The model itself is deliberately thin. Intelligence gets pushed outward, and the harness composes it at runtime.
Three dimensions orbit the harness core:
𝗠𝗲𝗺𝗼𝗿𝘆 holds state the model shouldn't carry in weights or context. Working context, semantic knowledge, episodic experience, and personalized memory each have their own lifecycle.
𝗦𝗸𝗶𝗹𝗹𝘀 hold procedural knowledge. Operational procedures, decision heuristics, and normative constraints specialize the general model per task.

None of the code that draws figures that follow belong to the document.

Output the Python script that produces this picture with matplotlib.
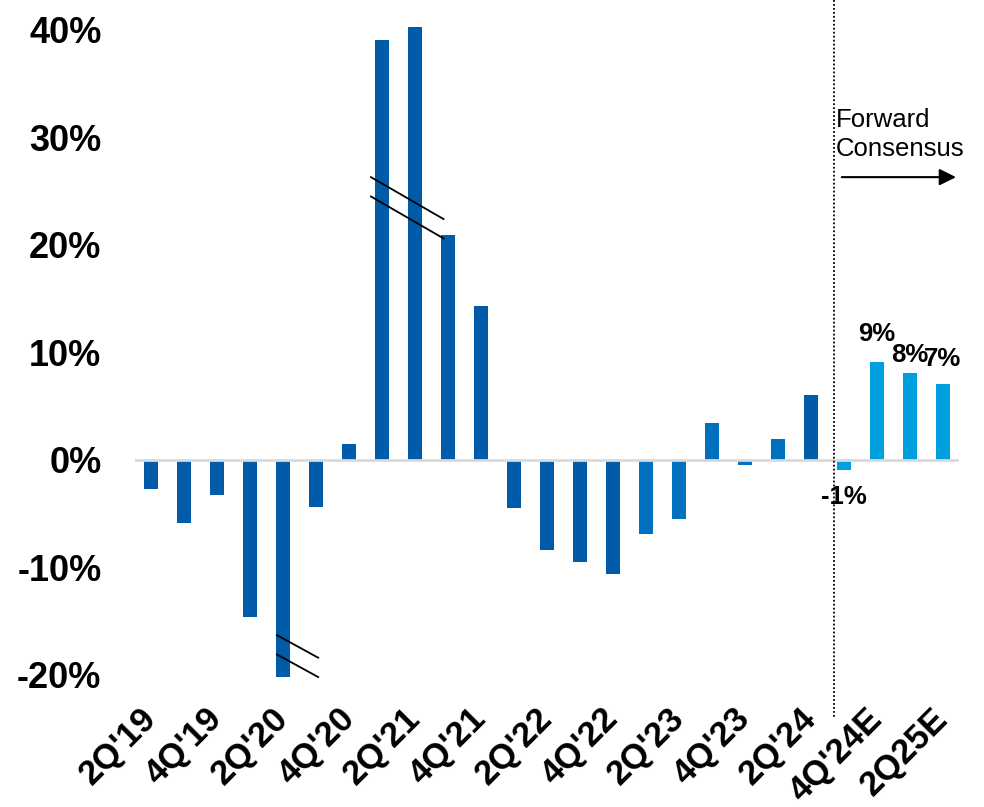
import numpy as np
import matplotlib.pyplot as plt

plt.rcParams['font.family'] = ['Liberation Sans', 'DejaVu Sans']

# quarterly y/y growth, 2Q19 .. 2Q25E (last four are consensus estimates)
quarters = ["2Q'19", "3Q'19", "4Q'19", "1Q'20", "2Q'20", "3Q'20", "4Q'20",
            "1Q'21", "2Q'21", "3Q'21", "4Q'21", "1Q'22", "2Q'22", "3Q'22",
            "4Q'22", "1Q'23", "2Q'23", "3Q'23", "4Q'23", "1Q'24", "2Q'24",
            "3Q'24E", "4Q'24E", "1Q25E", "2Q25E"]
growth = [-2.7, -5.9, -3.3, -14.6, -20.2, -4.4, 1.5,
          39.1, 40.3, 20.9, 14.3, -4.5, -8.4, -9.5,
          -10.6, -6.9, -5.5, 3.4, -0.5, 1.9, 6.0,
          -0.9, 9.1, 8.1, 7.1]
# 0 = reported, 1 = recent reported, 2 = forward consensus
group = [0, 0, 0, 0, 0, 0, 0,
         0, 0, 0, 0, 0, 0, 0,
         0, 1, 1, 1, 1, 1, 0,
         2, 2, 2, 2]
shown_labels = {21: "-1%", 22: "9%", 23: "8%", 24: "7%"}
label_offset = {21: -27, 22: 20, 23: 13, 24: 18}

colors = ['#005BA8', '#0070C0', '#00A0E0']

fig = plt.figure(figsize=(9.84, 8.07), dpi=100)
ax = fig.add_axes([0.137, 0.157, 0.838, 0.826])

x = np.arange(len(quarters))
ax.bar(x, growth, width=0.42, color=[colors[g] for g in group], zorder=2)
ax.axhline(0, color='#d9d9d9', lw=2, zorder=3)

ax.set_xlim(-0.5, 24.5)
ax.set_ylim(-20.5, 41.5)

ax.set_xticks(x[::2])
ax.set_xticklabels(quarters[::2], rotation=45, ha='right', va='center',
                   rotation_mode='anchor', fontsize=25, fontweight='bold')
yt = [-20, -10, 0, 10, 20, 30, 40]
ax.set_yticks(yt)
ax.set_yticklabels([f"{v}%" for v in yt], fontsize=26, fontweight='bold')
ax.tick_params(axis='both', length=0)
ax.tick_params(axis='x', pad=24)
ax.tick_params(axis='y', pad=24)
for s in ax.spines.values():
    s.set_visible(False)

# data labels on the forecast bars
for i, txt in shown_labels.items():
    ax.annotate(txt, (x[i], growth[i] if growth[i] > 0 else 0),
                xytext=(0, label_offset[i]), textcoords='offset points',
                ha='center', va='center', fontsize=18.5, fontweight='bold')

# axis-break marks
for dy in (0, -1.8):
    ax.plot([3.81, 5.06], [-16.3 + dy, -18.4 + dy], color='black', lw=1.3, zorder=4)
    ax.plot([6.66, 8.86], [26.3 + dy, 22.4 + dy], color='black', lw=1.3, zorder=4)

# forward consensus divider
ax.plot([20.7, 20.7], [42.8, -23.9], color='black', lw=1.3,
        linestyle=(0, (1, 1.2)), clip_on=False, zorder=4)
ax.text(20.76, 32.7, "Forward\nConsensus", fontsize=18.5, ha='left', va='top',
        linespacing=1.22)
ax.annotate("", xy=(24.48, 26.3), xytext=(20.85, 26.3),
            arrowprops=dict(arrowstyle='-|>', color='black', lw=1.5,
                            mutation_scale=25),
            annotation_clip=False)

fig.savefig("out.png", dpi=100)
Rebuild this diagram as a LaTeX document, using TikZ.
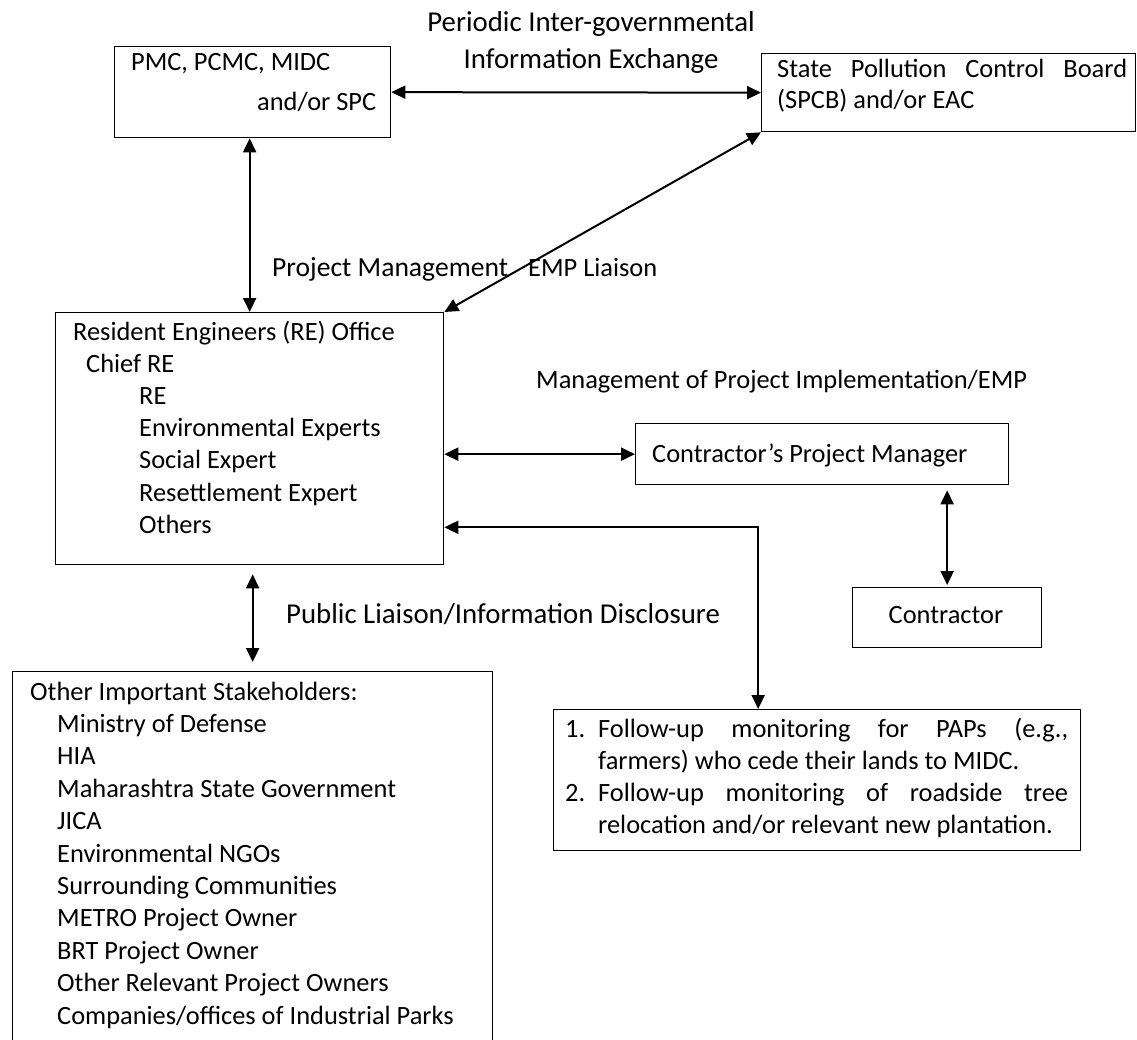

𝗣𝗿𝗼𝘁𝗼𝗰𝗼𝗹𝘀 hold the interaction contracts. Agent-to-user, agent-to-agent, and agent-to-tools are three distinct surfaces with their own failure modes.
Between the core and these modules sit the mediators: sandboxing, observability, compression, evaluation, approval loops, and sub-agent orchestration. They govern how the harness reaches out and how state flows back in.
The useful question this framing unlocks: for any new capability, where should it live? Stable knowledge goes to memory, learned playbooks go to skills, communication contracts go to protocols, loop governance goes to the mediators.
Harness design becomes a question of what to externalize, and how to mediate it.